Vera Lucía Andrade Turner: I am interested in the relationship between the latent fiction in facts and vice versa. As an artist, my intention is to break free of or at least display the tension between the retro-action of discourse as a conscriptive institution and the re-establishment of a shared understanding of affective realities. Whether relating through determinacy or indeterminacy we are still perpetually affected together by all. However, separation through categorization presupposes non-affectable natures which are either exchangeable or merely intersect with others rather than combine or gather together. Communication is supposed to connect us not by breaking things apart through categories but by an intimation beyond what is said and into what is truly shared. We share positions in life and experiences in real time and space not just representations of them. Our senses gather us indiscriminately through their immediacy. Their insight is as outside of us as it is inside and an insight is as strong as it makes you feel. As the feel becomes drive, a drive to feel more, the pilot becomes myth as we are not servers to thought, they must rather serve us to feel together.

 Hong-Bich Huynh Vernon: Writing during World War II while exiled in England, Simone Weil wrote “to be rooted is perhaps the most important and least recognized need of the human soul. It is one of the hardest to define. A human being has roots by virtue of his real, active and natural participation in the life of a community which preserves in living shape certain particular treasures of the past and certain particular expectations for the future.” When a human being is uprooted and forced to flee their home, as I was in 1975 when my family and I were compelled to abandon our home in South Vietnam and seek asylum and refuge in the United States, one’s sense of identity is both fractured and challenged.
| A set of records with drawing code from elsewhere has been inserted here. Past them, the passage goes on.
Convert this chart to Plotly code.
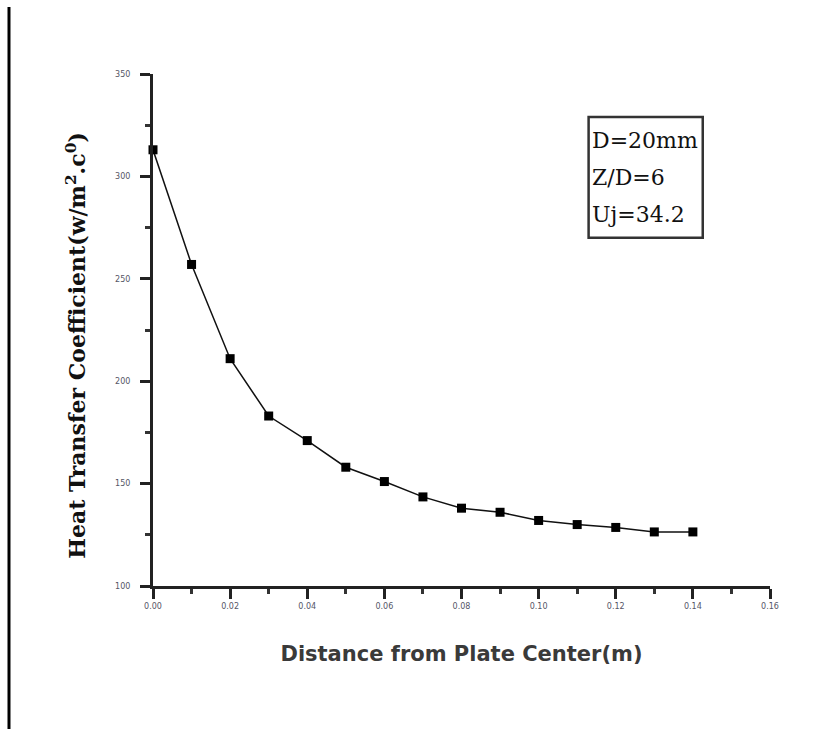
import plotly.graph_objects as go

# Radial distance from the plate centre (m) and local heat transfer coefficient
distance = [0.00, 0.01, 0.02, 0.03, 0.04, 0.05, 0.06, 0.07,
            0.08, 0.09, 0.10, 0.11, 0.12, 0.13, 0.14]
htc = [313, 257, 211, 183, 171, 158, 151, 143.5,
       138, 136, 132, 130, 128.6, 126.4, 126.4]

x_ticks = [0.00, 0.02, 0.04, 0.06, 0.08, 0.10, 0.12, 0.14, 0.16]
x_tick_text = ["0.00", "0.02", "0.04", "0.06", "0.08", "0.10", "0.12", "0.14", "0.16"]
y_ticks = [100, 150, 200, 250, 300, 350]
y_tick_text = ["100", "150", "200", "250", "300", "350"]

case_lines = ["D=20mm", "Z/D=6", "Uj=34.2"]

fig = go.Figure()
fig.add_trace(go.Scatter(
    x=distance, y=htc, mode="lines+markers",
    line=dict(color="#111111", width=1.5),
    marker=dict(symbol="square", size=9, color="#000000"),
    showlegend=False, cliponaxis=False,
))

axis_common = dict(
    showgrid=False, zeroline=False, showline=True,
    linecolor="#222222", linewidth=3, ticks="outside",
    tickcolor="#222222", tickwidth=3, ticklen=10,
    tickfont=dict(family="DejaVu Sans", size=8, color="#556"),
    minor=dict(ticks="outside", ticklen=5, tickwidth=3, tickcolor="#333333"),
)

fig.update_xaxes(
    range=[0, 0.16], tickvals=x_ticks, ticktext=x_tick_text,
    title=dict(text="Distance from Plate Center(m)",
               font=dict(family="DejaVu Sans", size=21, color="#3a3a3a",
                         weight="bold"),
               standoff=37),
    **axis_common,
)
fig.update_xaxes(minor_dtick=0.01)
fig.update_yaxes(
    range=[100, 350], tickvals=y_ticks, ticktext=y_tick_text,
    ticklabelstandoff=8,
    **axis_common,
)
fig.update_yaxes(minor_dtick=25)

# Rotated y-axis title
fig.add_annotation(
    text="Heat Transfer Coefficient(w/m<sup>2</sup>.c<sup>0</sup>)",
    xref="paper", yref="paper", x=-0.124, y=0.47, textangle=-90,
    showarrow=False, xanchor="center", yanchor="middle",
    font=dict(family="DejaVu Serif", size=22, color="#111111", weight="bold"),
)

# Case parameter box
fig.add_shape(type="rect", xref="paper", yref="paper",
              x0=0.706, x1=0.891, y0=0.680, y1=0.916,
              line=dict(color="#333333", width=2.5), fillcolor="white")
for i, txt in enumerate(case_lines):
    fig.add_annotation(
        text=txt, xref="paper", yref="paper",
        x=0.708, y=0.871 - i * 0.073, xanchor="left", yanchor="middle",
        showarrow=False,
        font=dict(family="DejaVu Serif", size=22, color="#111111"),
    )

# Vertical rule at the left edge of the page
fig.add_shape(type="line", xref="paper", yref="paper",
              x0=-0.2334, x1=-0.2334, y0=-0.28, y1=1.131,
              line=dict(color="#000000", width=3))

fig.update_layout(
    width=828, height=729,
    margin=dict(l=153, r=58, t=74, b=143),
    paper_bgcolor="white", plot_bgcolor="white",
)

fig.write_html("out.html")
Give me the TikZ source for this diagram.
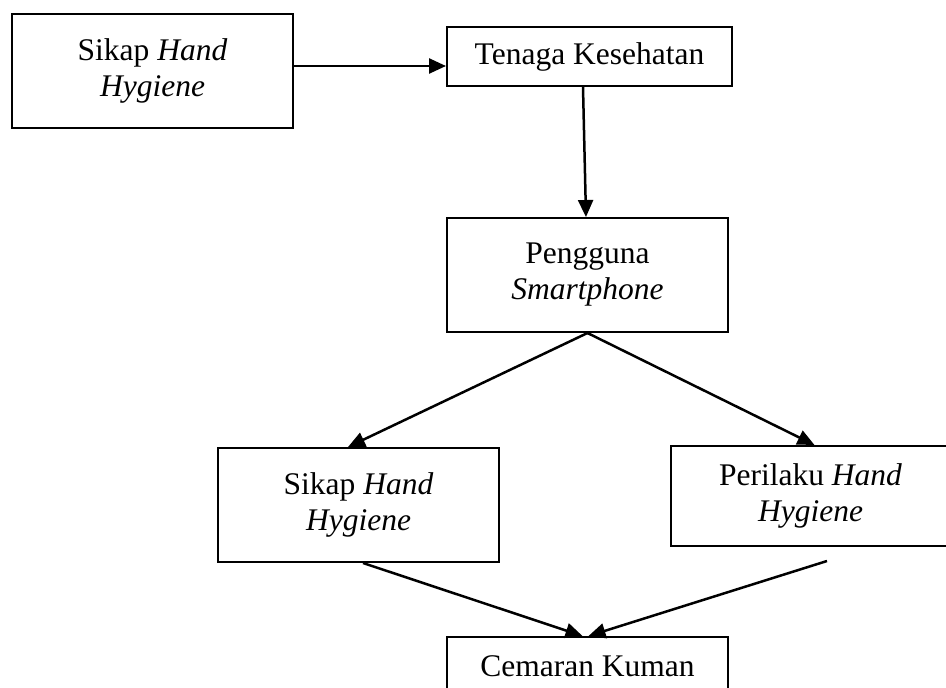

Where before I was South Vietnamese, suddenly I became an asylum seeker, a refugee, an exile, a foreigner, a migrant, a Vietnamese American, and an American. Of course, I own other identifies as well including daughter, sibling, wife, mother, artist and more. All of these entail internal and external integration. Uprooted Memory is a manifestation of this process of integration of past and present, memory and forgetfulness, trauma and healing. At a time in which more than seventy million people around the world are forcibly displaced, governments are seeking to close their borders, and the othering of anyone different is all to commonplace, the recognition of the need for roots and the readiness to open our communities to others to create shared roots are more important than ever.